How did you find out about the SALALM Scholarship?
President Suzanne Schadl, who I had met previously while conducting research at the University of New Mexico, told me about SALALM and suggested that I apply for the scholarship.
Did you know about SALALM before you applied for the scholarship?
I knew very little. The scholarship opportunity is what motivated me to learn more.
Where did you earn your MLS/MLIS and what was your area of specialization?
University of Arizona. My specialization ended up being in special collections and archives.
What drew you to the field of librarianship/archival studies?
I receive this question a lot and I don’t know if there’s any one particular answer. I think that first of all, when I was doing my PhD, that the library gave me a sense of wonder because of its ability to track down any book or article that I needed. That instilled in me a great respect for libraries that I always carry with me. Secondly, I enjoy wearing many hats in one day – to work as a community liaison, develop collections, conduct my own research, and to facilitate research for others. Finally, I view librarianship as a career that fosters creativity – whether it is in contributing to exhibits or finding solutions to problems.
Do you have other graduate level degrees?
PhD Latin American Literatures and Cultures (University of Minnesota)
MA Hispanic Literature (University of New Mexico)
How did you become interested in Latin America/Iberia? Describe your language abilities and experiences studying and/or traveling in Latin America.
In the past, I have lived in Querétaro, Mexico and I have also traveled to Brazil, Uruguay, Argentina, Puerto Rico, and throughout Mexico for conferences, research, and coursework.
I have near-native fluency in Spanish and intermediate Portuguese.
Have you worked with a Latin American/Iberian archival or library collection? In what capacity?

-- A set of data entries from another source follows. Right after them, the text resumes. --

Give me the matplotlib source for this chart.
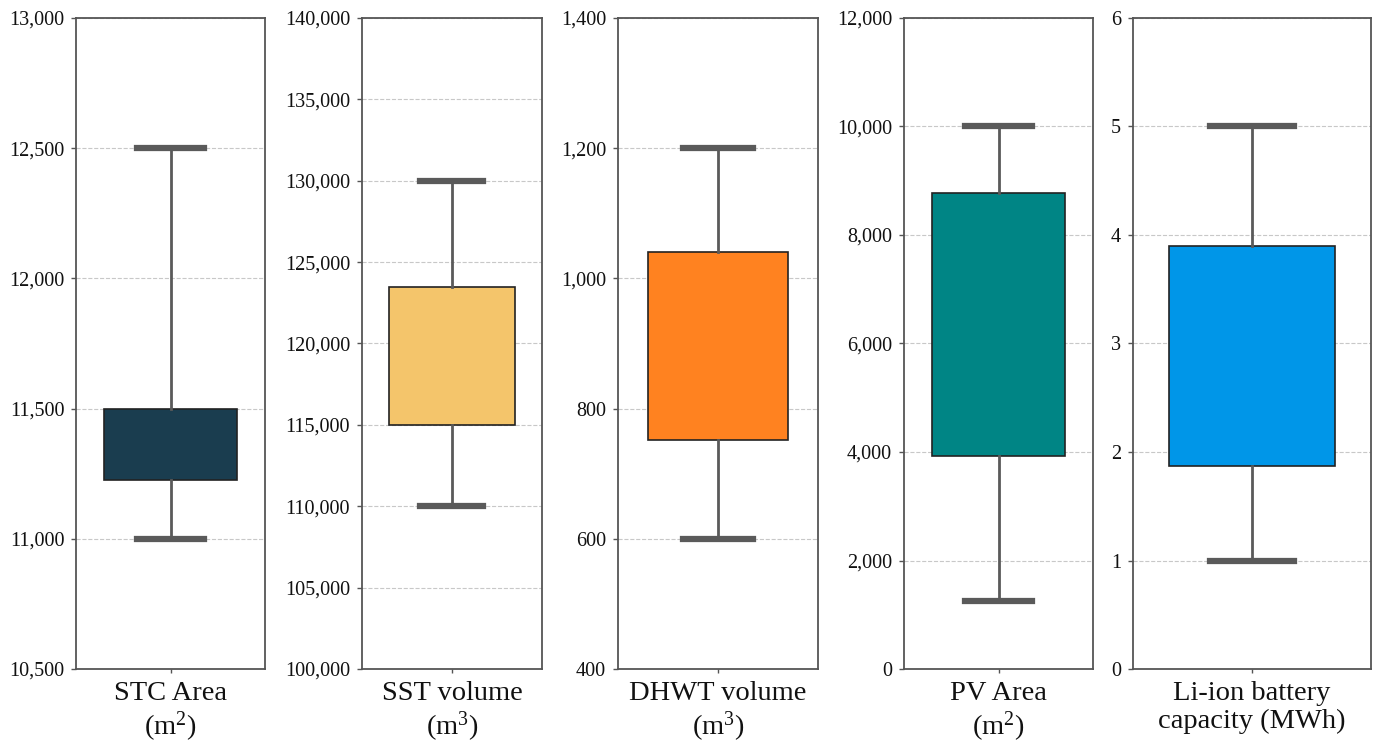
import matplotlib
matplotlib.use("Agg")
import matplotlib.pyplot as plt
from matplotlib.ticker import FuncFormatter

plt.rcParams["font.family"] = ["Liberation Serif", "DejaVu Serif"]
plt.rcParams["mathtext.fontset"] = "custom"
plt.rcParams["mathtext.rm"] = "Liberation Serif"
plt.rcParams["mathtext.it"] = "Liberation Serif:italic"

# Sizing results for each component (five-number summaries)
labels = ["STC Area\n(m$^2$)", "SST volume\n(m$^3$)", "DHWT volume\n(m$^3$)",
          "PV Area\n(m$^2$)", "Li-ion battery\ncapacity (MWh)"]
whisker_lo = [11000, 110000, 600, 1250, 1.0]
q1 = [11225, 115000, 752, 3935, 1.875]
q3 = [11500, 123500, 1040, 8775, 3.9]
whisker_hi = [12500, 130000, 1200, 10000, 5.0]
colors = ["#1a3d4f", "#f4c56b", "#ff8220", "#008585", "#0096e8"]
y_limits = [(10500, 13000), (100000, 140000), (400, 1400), (0, 12000), (0, 6)]
y_steps = [500, 5000, 200, 2000, 1]

# axes placement [left, bottom, width, height] in figure fractions
bottom, height = 0.1032, 0.8727
lefts = [0.0551, 0.2623, 0.4478, 0.6551, 0.8210]
widths = [0.1370, 0.1304, 0.1449, 0.1370, 0.1725]

fig = plt.figure(figsize=(13.8, 7.46), dpi=100)

for i in range(len(labels)):
    ax = fig.add_axes([lefts[i], bottom, widths[i], height])
    stats = [{
        "whislo": whisker_lo[i], "q1": q1[i], "med": q1[i],
        "q3": q3[i], "whishi": whisker_hi[i], "fliers": [],
    }]
    ax.bxp(
        stats, positions=[1], widths=0.7, patch_artist=True,
        boxprops=dict(facecolor=colors[i], edgecolor="#222222", linewidth=1.2),
        whiskerprops=dict(color="#5a5a5a", linewidth=2),
        capprops=dict(color="#5a5a5a", linewidth=4.5),
        medianprops=dict(visible=False),
        showfliers=False,
    )
    lo, hi = y_limits[i]
    ax.set_ylim(lo, hi)
    ax.set_xlim(0.5, 1.5)
    step = y_steps[i]
    ticks = [lo + k * step for k in range(int(round((hi - lo) / step)) + 1)]
    ax.set_yticks(ticks)
    ax.yaxis.set_major_formatter(FuncFormatter(lambda v, p: f"{v:,.0f}"))
    ax.set_xticks([1])
    ax.set_xticklabels([labels[i]], fontsize=20.5, linespacing=1.15)
    ax.tick_params(axis="y", labelsize=14.5, length=3.5, width=1, pad=5,
                   color="#555555", labelcolor="#111111")
    ax.tick_params(axis="x", length=3, width=1, pad=5.5,
                   color="#555555", labelcolor="#111111")
    ax.grid(axis="y", linestyle="--", color="#c8c8c8", linewidth=0.8)
    ax.set_axisbelow(True)
    for sp in ax.spines.values():
        sp.set_color("#555555")
        sp.set_linewidth(1.3)

fig.savefig("out.png", dpi=100)
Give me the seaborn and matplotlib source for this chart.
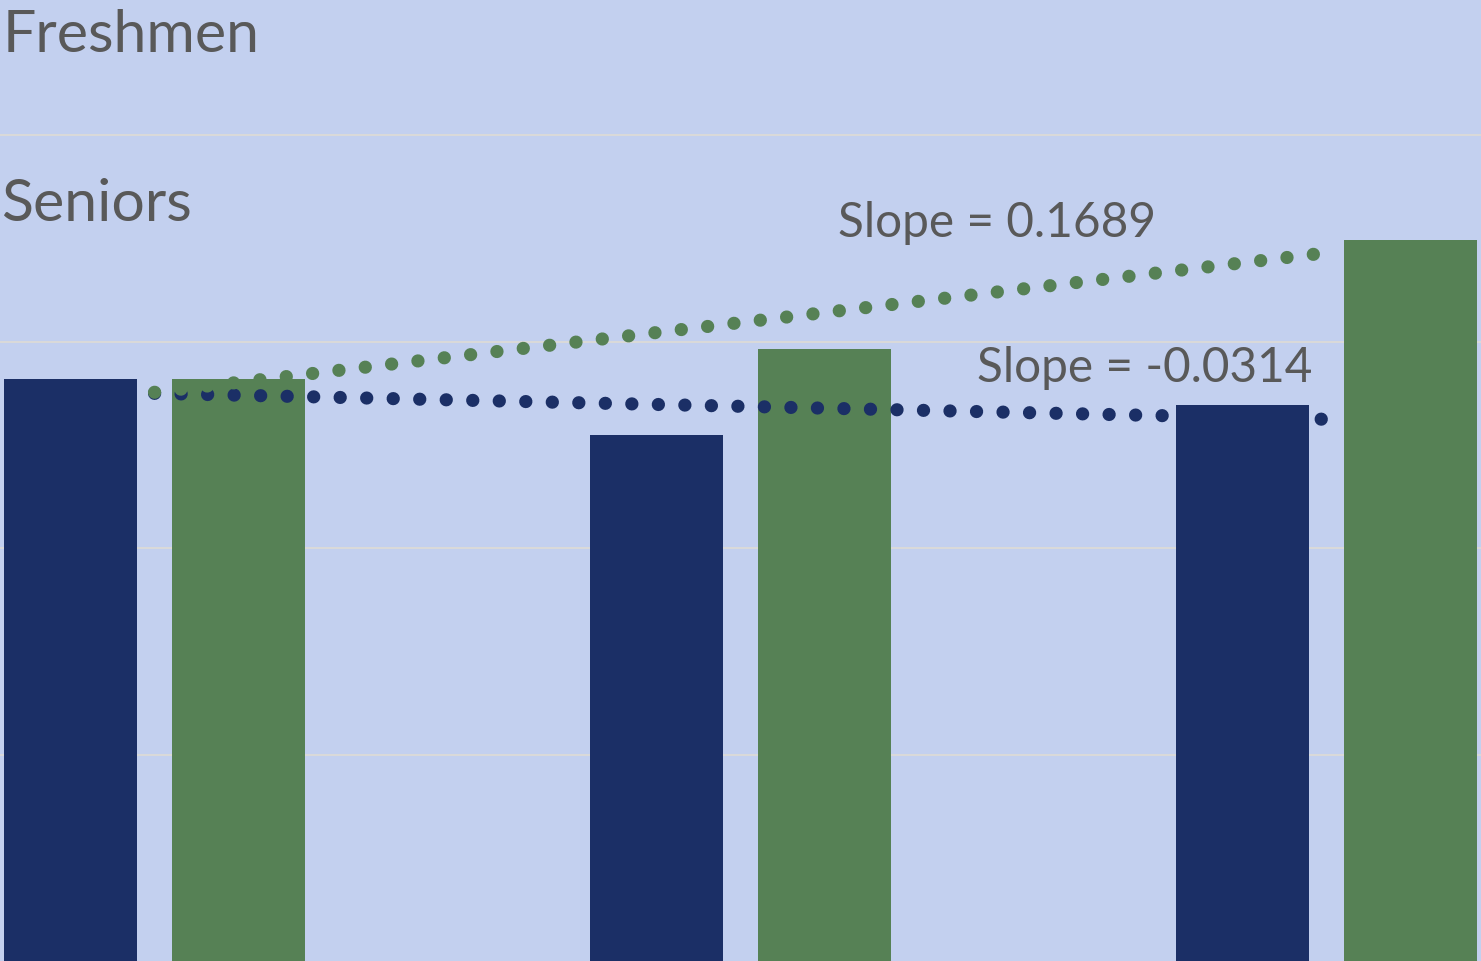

Depending on how broad your definition of Latin American is, I have worked as both a researcher and intern at the University of New Mexico. In both cases, I focused predominantly on Hispanic voices in the state and how they have continued to affirm their identity in relation to the rest of the United States. I have also done archival processing on New Mexican collections at the Museum of International Folk Art in Santa Fe.
When and where did you attend the annual SALALM conference?
I attended the SALALM conference in Charlottesville, VA in 2016. I plan to attend others in the future.
What was the most interesting or unexpected thing that you learned at the conference?
What surprised me most was the sincere kindness of the members at the conference. I found everyone to be most welcoming, supportive, and helpful. That is a very unique experience from other conferences that I have attended.
Otherwise, I enjoyed learning about the digital scholarship initiatives coupled with the workshop that was provided as well as the general theme of resistance and resilience that followed Torres Garcia. Presentations on collaboration and advocacy seemed very timely.
If you’ve graduated from the Master’s program, are you currently working? Where, and in what job?
I began a position as the Librarian for U.S. Latina and Latino Studies at the LLILAS Benson at the University of Texas at Austin in June 2017.
Was SALALM helpful in the development of your career? In what way?
Yes. SALALM was an affirmation of my career desires because it showed me that there existed a strong community of librarians with a specialization in Latin America, which was something that I gravitated to because of my own educational background. It provided me with a career trajectory that I could follow just by observing the network of junior and senior librarians. To that end, I believe a more tangential impact that it had on my career development was that it allowed me to meet and talk with other members who later considered me for a career opportunity.